Dodgers pitcher Walker Buehler reacts after allowing a two-run home run to Chicago Cubs’ Willson Contreras during the sixth inning on Thursday at Dodger Stadium.

(Kelvin Kuo / Associated Press)

Three days after the Dodgers were overwhelmed by San Diego right-hander Yu Darvish, who threw six one-run, two-hit innings and struck out 11 Monday night, the Dodgers were shut down by a pitcher the Cubs acquired from the Padres in the seven-player Darvish deal last December.

Davies, a 28-year-old right-hander who was a 26th-round pick of the Baltimore Orioles out of Mesquite High School in Gilbert, Ariz., in 2011, is not overpowering, his four-pitch mix consisting of an 88-mph sinking fastball, a 78-mph changeup, an 86-mph cut-fastball and an 84-mph curve.

He entered Thursday night’s game with a 4-4 record and 4.66 ERA in 15 starts and was shelled for eight earned runs and seven hits in six innings of his last game, a 10-2 loss to Miami last Friday night.

But Davies kept a sporadic Dodgers offense off-balance and was just wild enough — he walked five batters in the first four innings — to leave few pitches over the heart of the plate.

“He just kept it out of the middle of the plate,” Betts said. “We chased. He threw some really good pitches to make us chase. He’s a good pitcher. He’s not in the big leagues by accident.”

The only real trouble Davies had was in the first, when he walked two and got Pujols to ground out to second to end the inning. Betts walked to lead off the third but was picked off first by catcher Willson Contreras.
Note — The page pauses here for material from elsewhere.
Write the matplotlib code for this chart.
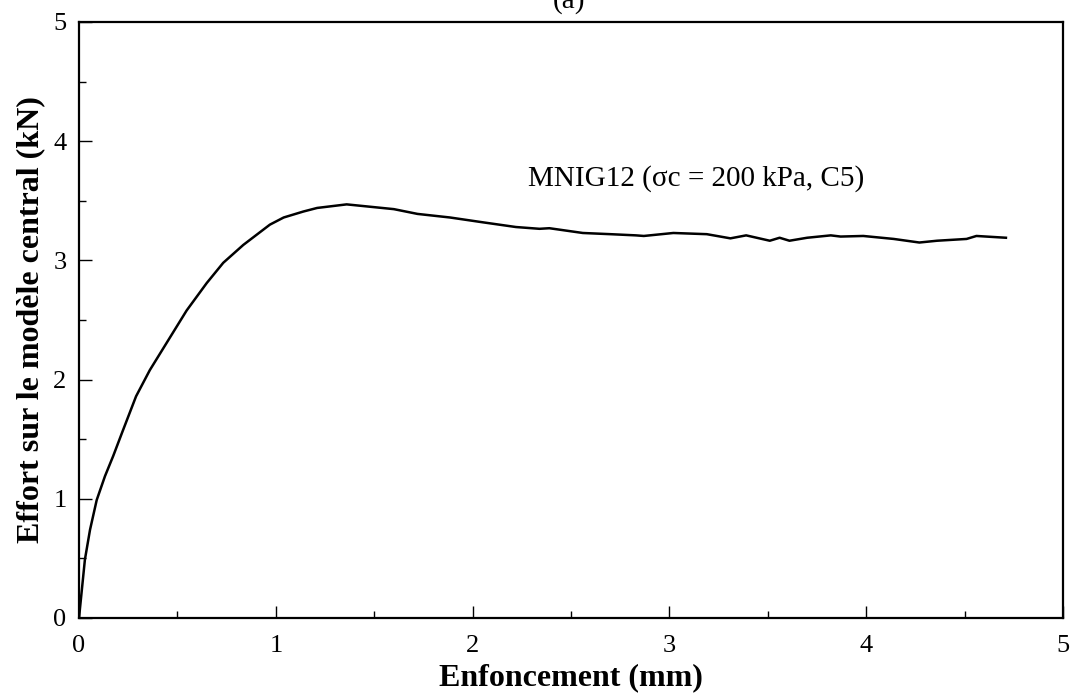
import matplotlib
matplotlib.use("Agg")
import matplotlib.pyplot as plt
from matplotlib.ticker import MultipleLocator

# courbe effort-enfoncement
enf = [0.0, 0.03, 0.056, 0.09, 0.132, 0.174, 0.22, 0.29, 0.36, 0.446, 0.547, 0.649,
       0.733, 0.835, 0.97, 1.04, 1.14, 1.21, 1.31, 1.36, 1.48, 1.60, 1.72, 1.885,
       2.05, 2.22, 2.34, 2.39, 2.56, 2.70, 2.83, 2.87, 3.02, 3.19, 3.31, 3.39,
       3.51, 3.56, 3.61, 3.70, 3.82, 3.87, 3.985, 4.14, 4.27, 4.36, 4.51, 4.56, 4.71]
effort = [0.0, 0.49, 0.74, 0.99, 1.19, 1.36, 1.56, 1.86, 2.08, 2.31, 2.58, 2.81,
          2.98, 3.13, 3.30, 3.36, 3.41, 3.44, 3.46, 3.47, 3.45, 3.43, 3.39, 3.36,
          3.32, 3.28, 3.265, 3.27, 3.23, 3.22, 3.21, 3.205, 3.23, 3.22, 3.185, 3.21,
          3.165, 3.19, 3.165, 3.19, 3.21, 3.20, 3.205, 3.18, 3.15, 3.165, 3.18, 3.205, 3.19]

plt.rcParams["font.family"] = ["Liberation Serif", "DejaVu Serif"]

fig = plt.figure(figsize=(10.71, 7.0), dpi=100)
ax = fig.add_axes([79/1071, 1-618/700, (1063-79)/1071, (618-22)/700])
ax.plot(enf, effort, color="black", lw=1.8)

ax.set_xlim(0, 5); ax.set_ylim(0, 5)
ax.xaxis.set_major_locator(MultipleLocator(1)); ax.xaxis.set_minor_locator(MultipleLocator(0.5))
ax.yaxis.set_major_locator(MultipleLocator(1)); ax.yaxis.set_minor_locator(MultipleLocator(0.5))
ax.tick_params(which="both", direction="in", labelsize=19, width=1.0)
ax.tick_params(which="major", length=9)
ax.tick_params(which="minor", length=5)
ax.tick_params(axis="x", pad=12)
ax.tick_params(axis="y", pad=9)
for s in ax.spines.values():
    s.set_linewidth(1.6)

ax.set_xlabel("Enfoncement (mm)", fontsize=23, fontweight="bold", labelpad=5)
ax.set_ylabel("Effort sur le modèle central (kN)", fontsize=23, fontweight="bold", labelpad=6)
ax.text(2.28, 3.69, "MNIG12 (σc = 200 kPa, C5)", fontsize=21, va="center", ha="left")
fig.text(0.531, 0.989, "(a)", fontsize=21, ha="center", va="baseline")

fig.savefig("out.png", dpi=100)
The closest the Dodgers game to a hit off Davies was a soft AJ Pollock line drive that third baseman Kris Bryant had to leap to catch for the second out of the fourth. Davies retired nine in a row from the third through sixth innings.

Chicago built a 3-0 lead on Javy Baez’s first-inning solo homer and Contreras’ two-run shot in the sixth.

“The hard part is taking a guy out who hasn’t given up a hit,” said Ross, the Cubs manager. “Where he was at in the game and his pitch count, I didn’t see him going nine, and I thought it was a good opportunity with a runner on third and nobody out [in the seventh] to push across more runs.”

That the Dodgers offense went cold was not that surprising. They scored a combined 18 runs on 27 hits against Arizona in two of seven games over the past week. In the other five games against Philadelphia, Arizona and San Diego, they scored 10 runs on 24 hits.

“There’s games where we get to the starter and put up some crooked numbers,” Roberts said. “There’s games that we score late and other days that we just don’t score at all and can’t really get anything going. I wish I had an answer.”